My wife and I got this recipe from Chris and Heidi Powell in their new book, Extreme Transformation. So far, most of the recipes we have tried have been great. I wanted to share this one, for it has great texture and flavor, and it is not that difficult. So here is what you will need: NOTE: I doubled this recipe and added carrots because I didn't have quite enough cauliflower.

2 cups cauliflower, broken up
1/4 cup yellow onion, chopped
1 1/2 teaspoons olive oil
1 cup of low sodium chicken broth(we made our own)
1/4 teaspoon garlic, minced
1/3 cup plain greek yogurt
1/3 cup low-fat mozzarella cheese
3 ounces cooked chicken
Salt and pepper to taste
 1/2 cup of carrots

Place cauliflower on baking pan.

Add carrots and onions

Drizzle with olive oil. Sprinkle salt and pepper over all veggies until lightly covered.

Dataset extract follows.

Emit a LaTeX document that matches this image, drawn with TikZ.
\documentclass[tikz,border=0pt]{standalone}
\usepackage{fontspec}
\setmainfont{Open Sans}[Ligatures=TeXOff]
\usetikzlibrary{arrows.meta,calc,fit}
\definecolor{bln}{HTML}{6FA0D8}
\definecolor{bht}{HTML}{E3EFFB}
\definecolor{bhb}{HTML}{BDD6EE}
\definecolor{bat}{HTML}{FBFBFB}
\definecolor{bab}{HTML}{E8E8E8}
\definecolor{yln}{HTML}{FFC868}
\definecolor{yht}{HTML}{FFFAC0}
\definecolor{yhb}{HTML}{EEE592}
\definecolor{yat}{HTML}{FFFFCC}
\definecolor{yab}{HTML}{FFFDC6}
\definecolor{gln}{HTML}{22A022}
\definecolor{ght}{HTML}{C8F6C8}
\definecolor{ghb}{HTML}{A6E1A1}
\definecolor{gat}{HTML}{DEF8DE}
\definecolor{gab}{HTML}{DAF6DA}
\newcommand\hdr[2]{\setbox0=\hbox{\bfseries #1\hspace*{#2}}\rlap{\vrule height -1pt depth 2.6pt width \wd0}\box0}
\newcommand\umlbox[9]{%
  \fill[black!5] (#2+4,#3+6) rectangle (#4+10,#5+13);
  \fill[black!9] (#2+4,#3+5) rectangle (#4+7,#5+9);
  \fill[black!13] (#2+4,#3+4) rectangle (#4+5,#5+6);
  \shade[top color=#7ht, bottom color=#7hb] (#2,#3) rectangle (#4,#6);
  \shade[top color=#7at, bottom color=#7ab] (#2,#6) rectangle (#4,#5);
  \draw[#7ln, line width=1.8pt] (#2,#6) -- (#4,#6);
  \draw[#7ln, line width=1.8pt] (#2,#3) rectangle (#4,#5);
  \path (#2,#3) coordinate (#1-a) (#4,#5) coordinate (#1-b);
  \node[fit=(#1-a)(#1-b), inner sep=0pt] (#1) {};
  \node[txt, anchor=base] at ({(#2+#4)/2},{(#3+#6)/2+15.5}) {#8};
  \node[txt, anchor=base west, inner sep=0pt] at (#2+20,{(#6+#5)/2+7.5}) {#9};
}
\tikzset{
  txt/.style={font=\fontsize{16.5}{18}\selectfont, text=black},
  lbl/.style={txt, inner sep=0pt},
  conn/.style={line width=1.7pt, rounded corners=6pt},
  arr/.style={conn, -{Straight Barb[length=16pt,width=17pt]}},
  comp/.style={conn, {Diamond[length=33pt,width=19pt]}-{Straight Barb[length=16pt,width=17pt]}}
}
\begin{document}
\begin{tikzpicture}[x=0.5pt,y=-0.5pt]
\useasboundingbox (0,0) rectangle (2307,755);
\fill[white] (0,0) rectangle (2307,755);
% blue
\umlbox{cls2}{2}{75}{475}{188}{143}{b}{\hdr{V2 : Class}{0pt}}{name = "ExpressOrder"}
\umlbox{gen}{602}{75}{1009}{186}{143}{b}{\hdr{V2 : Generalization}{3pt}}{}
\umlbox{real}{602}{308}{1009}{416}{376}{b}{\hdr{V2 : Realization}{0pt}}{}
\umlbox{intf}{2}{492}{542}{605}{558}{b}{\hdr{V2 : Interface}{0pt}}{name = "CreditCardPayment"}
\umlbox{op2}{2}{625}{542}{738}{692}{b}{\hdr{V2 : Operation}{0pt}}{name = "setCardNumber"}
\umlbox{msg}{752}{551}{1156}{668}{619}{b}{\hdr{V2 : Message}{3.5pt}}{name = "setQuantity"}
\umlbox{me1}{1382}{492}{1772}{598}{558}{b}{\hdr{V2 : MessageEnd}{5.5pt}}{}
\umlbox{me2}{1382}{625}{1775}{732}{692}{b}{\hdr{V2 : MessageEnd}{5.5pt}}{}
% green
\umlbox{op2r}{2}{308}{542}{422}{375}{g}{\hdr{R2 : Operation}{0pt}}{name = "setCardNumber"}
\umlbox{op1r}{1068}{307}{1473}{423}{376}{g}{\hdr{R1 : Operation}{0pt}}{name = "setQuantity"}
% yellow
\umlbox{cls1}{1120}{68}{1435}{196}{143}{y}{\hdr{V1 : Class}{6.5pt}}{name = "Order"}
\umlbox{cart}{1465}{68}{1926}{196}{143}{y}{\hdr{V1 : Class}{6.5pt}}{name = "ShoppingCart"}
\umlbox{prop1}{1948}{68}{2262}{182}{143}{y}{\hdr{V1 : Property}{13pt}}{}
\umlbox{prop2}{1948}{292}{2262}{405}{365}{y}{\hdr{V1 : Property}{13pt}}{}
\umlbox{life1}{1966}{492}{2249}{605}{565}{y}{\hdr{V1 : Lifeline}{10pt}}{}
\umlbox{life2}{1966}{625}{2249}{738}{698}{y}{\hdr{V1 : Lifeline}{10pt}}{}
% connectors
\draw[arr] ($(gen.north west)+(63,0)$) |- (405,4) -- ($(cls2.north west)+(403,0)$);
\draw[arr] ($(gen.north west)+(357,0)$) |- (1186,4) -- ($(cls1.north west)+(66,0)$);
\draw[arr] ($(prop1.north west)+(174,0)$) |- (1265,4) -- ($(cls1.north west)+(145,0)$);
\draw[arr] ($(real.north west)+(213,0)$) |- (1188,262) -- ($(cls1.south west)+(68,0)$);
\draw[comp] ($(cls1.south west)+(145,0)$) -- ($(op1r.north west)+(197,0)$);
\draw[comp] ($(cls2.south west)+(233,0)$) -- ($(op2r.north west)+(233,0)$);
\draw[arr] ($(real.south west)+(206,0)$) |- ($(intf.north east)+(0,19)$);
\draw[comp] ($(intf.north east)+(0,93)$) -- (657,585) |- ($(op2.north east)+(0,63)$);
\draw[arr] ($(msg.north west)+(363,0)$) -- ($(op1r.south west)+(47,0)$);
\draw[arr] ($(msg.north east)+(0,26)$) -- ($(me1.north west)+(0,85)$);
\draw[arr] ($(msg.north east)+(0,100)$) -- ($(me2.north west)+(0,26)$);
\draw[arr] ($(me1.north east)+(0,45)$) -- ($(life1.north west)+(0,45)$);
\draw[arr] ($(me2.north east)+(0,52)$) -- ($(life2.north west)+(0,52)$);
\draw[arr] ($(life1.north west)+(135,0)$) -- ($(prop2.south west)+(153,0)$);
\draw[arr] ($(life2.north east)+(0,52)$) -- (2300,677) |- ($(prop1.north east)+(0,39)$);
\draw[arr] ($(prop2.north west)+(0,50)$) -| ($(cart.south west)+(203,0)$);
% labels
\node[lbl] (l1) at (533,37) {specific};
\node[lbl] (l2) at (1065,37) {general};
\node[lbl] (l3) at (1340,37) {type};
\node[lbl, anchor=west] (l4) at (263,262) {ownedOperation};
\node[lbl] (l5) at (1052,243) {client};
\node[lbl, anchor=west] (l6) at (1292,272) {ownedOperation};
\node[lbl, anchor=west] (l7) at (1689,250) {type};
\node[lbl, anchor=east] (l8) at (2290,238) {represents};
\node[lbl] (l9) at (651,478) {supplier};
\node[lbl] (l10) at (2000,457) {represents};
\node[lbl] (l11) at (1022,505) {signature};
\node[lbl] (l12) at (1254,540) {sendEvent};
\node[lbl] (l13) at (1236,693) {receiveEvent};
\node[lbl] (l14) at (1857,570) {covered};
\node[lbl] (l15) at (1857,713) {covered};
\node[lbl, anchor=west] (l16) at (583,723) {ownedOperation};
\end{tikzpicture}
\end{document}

In a preheated 375 degree oven, roast vegetables on the upper middle rack for about 30 minutes, or until the vegetables are golden brown.

Golden in color.

Close up pic. It has almost burnt edges.

In a cooking pot, take minced garlic and a little bit of olive oil (just enough to cover the garlic) and allow it to sweat for about three minutes on medium heat. Turn the heat to medium high and then add the chicken broth. Allow ingredients to come to a boil. Immediately add all the vegetables into the boiling broth. Even the small pieces that look burned! Put it all in there; there is a lot of flavor in those small pieces. Cook for about five minutes.

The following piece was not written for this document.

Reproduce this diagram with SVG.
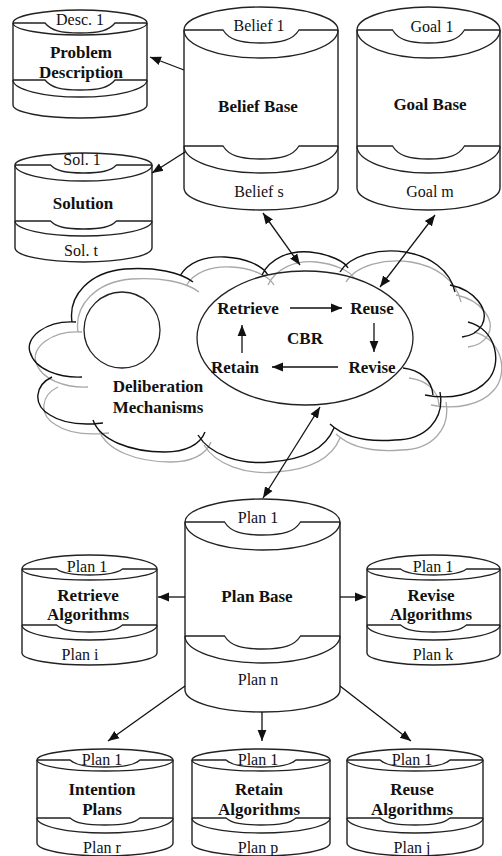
<svg xmlns="http://www.w3.org/2000/svg" width="502" height="856" viewBox="0 0 502 856">
<defs>
<style>
.cb{fill:#fff;stroke:#222;stroke-width:1.4}
.cl{fill:none;stroke:#222;stroke-width:1.3}
.cloud{fill:none;stroke:#111;stroke-width:1.4}
.shadow{fill:none;stroke:#a8a8a8;stroke-width:1.3}
.con{fill:none;stroke:#111;stroke-width:1.3}
text{font-family:"Liberation Serif","Times New Roman",serif;font-size:16px;text-anchor:middle;fill:#111}
.b{font-weight:bold;font-size:17px}
</style>
<marker id="ah" viewBox="0 0 10 10" refX="10" refY="5" markerWidth="11" markerHeight="11" markerUnits="userSpaceOnUse" orient="auto-start-reverse">
<path d="M0,1 L10,5 L0,9 Z" fill="#111"/>
</marker>
<path id="cloudpath" d="M76,322 C45,320 25,338 30,352 C35,370 60,378 82,377
M52,377 C35,385 32,405 50,415 C65,425 85,425 103,423
M93,420 C100,440 130,452 165,452 C185,452 200,445 205,432
M198,435 C210,455 240,465 270,462 C300,460 325,450 334,428
M440,392 C445,420 425,440 395,440 C370,442 345,438 330,424
M468,322 C498,330 502,365 488,380 C475,395 450,400 425,395
M403,368 C420,370 432,380 433,395
M450,285 C475,290 490,310 482,325 C478,332 470,336 462,337
M340,272 C350,255 380,248 405,252 C430,256 450,270 455,292
M262,275 C270,258 290,250 310,252 C330,254 345,262 348,268
M180,276 C188,262 205,256 225,257 C245,258 262,265 268,275
M72,322 C68,295 90,272 125,269 C155,267 180,272 193,282"/>
</defs>
<rect width="502" height="856" fill="#fff"/>

<g id="cloud">
<use href="#cloudpath" class="shadow" transform="translate(6,10)"/>
<use href="#cloudpath" class="cloud"/>
</g>

<g id="deliberation">
<circle cx="122" cy="330" r="38" class="cl"/>
<text class="b" x="158" y="392">Deliberation</text>
<text class="b" x="158" y="413">Mechanisms</text>
</g>

<g id="cbr">
<ellipse cx="305" cy="338" rx="108" ry="67" class="cl"/>
<text class="b" x="305" y="344">CBR</text>
</g>
<g id="retrieve"><text class="b" x="248" y="314">Retrieve</text></g>
<g id="reuse"><text class="b" x="372" y="314">Reuse</text></g>
<g id="revise"><text class="b" x="372" y="373">Revise</text></g>
<g id="retain"><text class="b" x="235" y="373">Retain</text></g>

<g id="problem-description">
<path class="cb" d="M13,23 A67,13 0 0 1 147,23 V105 A67,13 0 0 1 13,105 Z"/>
<path class="cl" d="M13,23 A67,12 0 0 0 147,23 M13,23 H45 C51,30.5 60.75,33 80,33 C99.25,33 109,30.5 115,23 H147 M13,80 H45 C51,87.5 60.75,90 80,90 C99.25,90 109,87.5 115,80 H147 M13,80 A67,17 0 0 0 147,80"/>
<text x="80" y="25">Desc. 1</text>
<text class="b" x="81" y="58">Problem</text>
<text class="b" x="81" y="78">Description</text>
</g>

<g id="solution">
<path class="cb" d="M15,165 A68.5,12 0 0 1 152,165 V248 A68.5,14 0 0 1 15,248 Z"/>
<path class="cl" d="M15,165 A68.5,16 0 0 0 152,165 M15,165 H50.5 C56.5,171 65.35,173 83.5,173 C101.65,173 110.5,171 116.5,165 H152 M15,221 H50.5 C56.5,227 65.35,229 83.5,229 C101.65,229 110.5,227 116.5,221 H152 M15,221 A68.5,15 0 0 0 152,221"/>
<text x="82" y="165">Sol. 1</text>
<text class="b" x="83" y="209">Solution</text>
<text x="81" y="256">Sol. t</text>
</g>

<g id="belief-base">
<path class="cb" d="M184,30 A77,23 0 0 1 338,30 V188 A77,22 0 0 1 184,188 Z"/>
<path class="cl" d="M184,30 A77,28 0 0 0 338,30 M184,30 H223 C229,39.75 240.1,43 261,43 C281.9,43 293,39.75 299,30 H338 M184,146 H223 C229,155.75 240.1,159 261,159 C281.9,159 293,155.75 299,146 H338 M184,146 A77,27 0 0 0 338,146"/>
<text x="259" y="31">Belief 1</text>
<text class="b" x="258" y="112">Belief Base</text>
<text x="259" y="197">Belief s</text>
</g>

<g id="goal-base">
<path class="cb" d="M357,30 A71.5,23 0 0 1 500,30 V188 A71.5,22 0 0 1 357,188 Z"/>
<path class="cl" d="M357,30 A71.5,28 0 0 0 500,30 M357,30 H392.5 C398.5,39.75 408.7,43 428.5,43 C448.3,43 458.5,39.75 464.5,30 H500 M357,146 H392.5 C398.5,155.75 408.7,159 428.5,159 C448.3,159 458.5,155.75 464.5,146 H500 M357,146 A71.5,27 0 0 0 500,146"/>
<text x="432" y="32">Goal 1</text>
<text class="b" x="430" y="110">Goal Base</text>
<text x="430" y="197">Goal m</text>
</g>

<g id="plan-base">
<path class="cb" d="M185,522 A77.5,23 0 0 1 340,522 V690 A77.5,22 0 0 1 185,690 Z"/>
<path class="cl" d="M185,522 A77.5,28 0 0 0 340,522 M185,522 H224.5 C230.5,531.75 241.6,535 262.5,535 C283.4,535 294.5,531.75 300.5,522 H340 M185,636 H224.5 C230.5,645.75 241.6,649 262.5,649 C283.4,649 294.5,645.75 300.5,636 H340 M185,636 A77.5,27 0 0 0 340,636"/>
<text x="258" y="523">Plan 1</text>
<text class="b" x="257" y="602">Plan Base</text>
<text x="258" y="685">Plan n</text>
</g>

<g id="retrieve-algorithms">
<path class="cb" d="M22,569 A67.5,14 0 0 1 157,569 V653 A67.5,12 0 0 1 22,653 Z"/>
<path class="cl" d="M22,569 A67.5,11 0 0 0 157,569 M22,569 H56.5 C62.5,573.5 71.35,575 89.5,575 C107.65,575 116.5,573.5 122.5,569 H157 M22,625 H56.5 C62.5,630.25 71.35,632 89.5,632 C107.65,632 116.5,630.25 122.5,625 H157 M22,625 A67.5,15 0 0 0 157,625"/>
<text x="87" y="572">Plan 1</text>
<text class="b" x="88" y="601">Retrieve</text>
<text class="b" x="88" y="620">Algorithms</text>
<text x="80" y="660">Plan i</text>
</g>

<g id="revise-algorithms">
<path class="cb" d="M367,569 A66.5,14 0 0 1 500,569 V653 A66.5,12 0 0 1 367,653 Z"/>
<path class="cl" d="M367,569 A66.5,11 0 0 0 500,569 M367,569 H400.5 C406.5,573.5 415.35,575 433.5,575 C451.65,575 460.5,573.5 466.5,569 H500 M367,625 H400.5 C406.5,630.25 415.35,632 433.5,632 C451.65,632 460.5,630.25 466.5,625 H500 M367,625 A66.5,15 0 0 0 500,625"/>
<text x="433" y="572">Plan 1</text>
<text class="b" x="431" y="601">Revise</text>
<text class="b" x="431" y="620">Algorithms</text>
<text x="433" y="660">Plan k</text>
</g>

<g id="intention-plans">
<path class="cb" d="M37,760 A68,11 0 0 1 173,760 V843 A68,13 0 0 1 37,843 Z"/>
<path class="cl" d="M37,760 A68,11 0 0 0 173,760 M37,760 H70 C76,765.25 85.75,767 105,767 C124.25,767 134,765.25 140,760 H173 M37,818 H70 C76,823.25 85.75,825 105,825 C124.25,825 134,823.25 140,818 H173 M37,818 A68,15 0 0 0 173,818"/>
<text x="102" y="765">Plan 1</text>
<text class="b" x="102" y="795">Intention</text>
<text class="b" x="102" y="815">Plans</text>
<text x="102" y="853">Plan r</text>
</g>

<g id="retain-algorithms">
<path class="cb" d="M192,760 A69,11 0 0 1 330,760 V843 A69,13 0 0 1 192,843 Z"/>
<path class="cl" d="M192,760 A69,11 0 0 0 330,760 M192,760 H226 C232,765.25 241.75,767 261,767 C280.25,767 290,765.25 296,760 H330 M192,818 H226 C232,823.25 241.75,825 261,825 C280.25,825 290,823.25 296,818 H330 M192,818 A69,15 0 0 0 330,818"/>
<text x="258" y="765">Plan 1</text>
<text class="b" x="259" y="795">Retain</text>
<text class="b" x="259" y="815">Algorithms</text>
<text x="258" y="853">Plan p</text>
</g>

<g id="reuse-algorithms">
<path class="cb" d="M347,760 A68,11 0 0 1 483,760 V843 A68,13 0 0 1 347,843 Z"/>
<path class="cl" d="M347,760 A68,11 0 0 0 483,760 M347,760 H380 C386,765.25 395.75,767 415,767 C434.25,767 444,765.25 450,760 H483 M347,818 H380 C386,823.25 395.75,825 415,825 C434.25,825 444,823.25 450,818 H483 M347,818 A68,15 0 0 0 483,818"/>
<text x="412" y="765">Plan 1</text>
<text class="b" x="412" y="795">Reuse</text>
<text class="b" x="412" y="815">Algorithms</text>
<text x="412" y="853">Plan j</text>
</g>

<g id="connectors">
<line class="con" x1="184" y1="70" x2="150" y2="57" marker-end="url(#ah)"/>
<line class="con" x1="185" y1="152" x2="152" y2="173" marker-end="url(#ah)"/>
<line class="con" x1="263" y1="213" x2="300" y2="265" marker-start="url(#ah)" marker-end="url(#ah)"/>
<line class="con" x1="435" y1="215" x2="380" y2="287" marker-start="url(#ah)" marker-end="url(#ah)"/>
<line class="con" x1="320" y1="407" x2="263" y2="498" marker-start="url(#ah)" marker-end="url(#ah)"/>
<line class="con" x1="290" y1="308" x2="342" y2="308" marker-end="url(#ah)"/>
<line class="con" x1="374" y1="323" x2="374" y2="352" marker-end="url(#ah)"/>
<line class="con" x1="338" y1="367" x2="272" y2="367" marker-end="url(#ah)"/>
<line class="con" x1="242" y1="353" x2="242" y2="325" marker-end="url(#ah)"/>
<line class="con" x1="185" y1="597" x2="158" y2="597" marker-end="url(#ah)"/>
<line class="con" x1="340" y1="597" x2="366" y2="597" marker-end="url(#ah)"/>
<line class="con" x1="185" y1="686" x2="108" y2="741" marker-end="url(#ah)"/>
<line class="con" x1="262" y1="712" x2="262" y2="741" marker-end="url(#ah)"/>
<line class="con" x1="340" y1="686" x2="411" y2="741" marker-end="url(#ah)"/>
</g>
</svg>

Add Greek yogurt and cheese. Mix together. Cook until all incorporated.

Take a hand held emulsifier and blend all ingredients until smooth. Use a blender if you don have the other.

Spoon into a bowl and top with chicken, sliced carrots, spinach, and a little mozzarella cheese.

What pleased me about the dish was the smooth texture of the soup, then the robust flavor of the roasted vegetables and the cheese. This is a must try!